--- begin Records for this exercise ---

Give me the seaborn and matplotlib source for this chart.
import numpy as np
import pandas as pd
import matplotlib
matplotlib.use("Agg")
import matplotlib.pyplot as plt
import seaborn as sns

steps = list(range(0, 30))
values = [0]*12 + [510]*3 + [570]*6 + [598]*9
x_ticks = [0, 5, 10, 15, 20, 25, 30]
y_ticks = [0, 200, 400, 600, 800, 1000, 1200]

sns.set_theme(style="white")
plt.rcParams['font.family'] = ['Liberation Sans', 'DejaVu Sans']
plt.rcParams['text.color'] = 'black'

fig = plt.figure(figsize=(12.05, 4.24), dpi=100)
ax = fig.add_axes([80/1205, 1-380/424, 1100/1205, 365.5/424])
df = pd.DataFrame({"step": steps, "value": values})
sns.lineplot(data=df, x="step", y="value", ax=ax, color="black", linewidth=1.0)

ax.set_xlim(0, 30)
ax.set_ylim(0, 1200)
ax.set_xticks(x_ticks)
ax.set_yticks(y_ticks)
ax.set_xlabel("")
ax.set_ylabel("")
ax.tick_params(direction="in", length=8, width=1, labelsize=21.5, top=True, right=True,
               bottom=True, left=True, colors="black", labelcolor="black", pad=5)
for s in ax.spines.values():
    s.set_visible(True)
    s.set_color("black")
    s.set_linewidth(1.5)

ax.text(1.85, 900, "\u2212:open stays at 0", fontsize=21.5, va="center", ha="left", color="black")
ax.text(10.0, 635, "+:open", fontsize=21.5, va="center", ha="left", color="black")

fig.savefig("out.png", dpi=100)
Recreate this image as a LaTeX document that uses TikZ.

--- end Records for this exercise ---

— Exercise —
Reproduce all data above, unchanged.

— Solution —
Give me the seaborn and matplotlib source for this chart.
import numpy as np
import pandas as pd
import matplotlib
matplotlib.use("Agg")
import matplotlib.pyplot as plt
import seaborn as sns

steps = list(range(0, 30))
values = [0]*12 + [510]*3 + [570]*6 + [598]*9
x_ticks = [0, 5, 10, 15, 20, 25, 30]
y_ticks = [0, 200, 400, 600, 800, 1000, 1200]

sns.set_theme(style="white")
plt.rcParams['font.family'] = ['Liberation Sans', 'DejaVu Sans']
plt.rcParams['text.color'] = 'black'

fig = plt.figure(figsize=(12.05, 4.24), dpi=100)
ax = fig.add_axes([80/1205, 1-380/424, 1100/1205, 365.5/424])
df = pd.DataFrame({"step": steps, "value": values})
sns.lineplot(data=df, x="step", y="value", ax=ax, color="black", linewidth=1.0)

ax.set_xlim(0, 30)
ax.set_ylim(0, 1200)
ax.set_xticks(x_ticks)
ax.set_yticks(y_ticks)
ax.set_xlabel("")
ax.set_ylabel("")
ax.tick_params(direction="in", length=8, width=1, labelsize=21.5, top=True, right=True,
               bottom=True, left=True, colors="black", labelcolor="black", pad=5)
for s in ax.spines.values():
    s.set_visible(True)
    s.set_color("black")
    s.set_linewidth(1.5)

ax.text(1.85, 900, "\u2212:open stays at 0", fontsize=21.5, va="center", ha="left", color="black")
ax.text(10.0, 635, "+:open", fontsize=21.5, va="center", ha="left", color="black")

fig.savefig("out.png", dpi=100)
Recreate this image as a LaTeX document that uses TikZ.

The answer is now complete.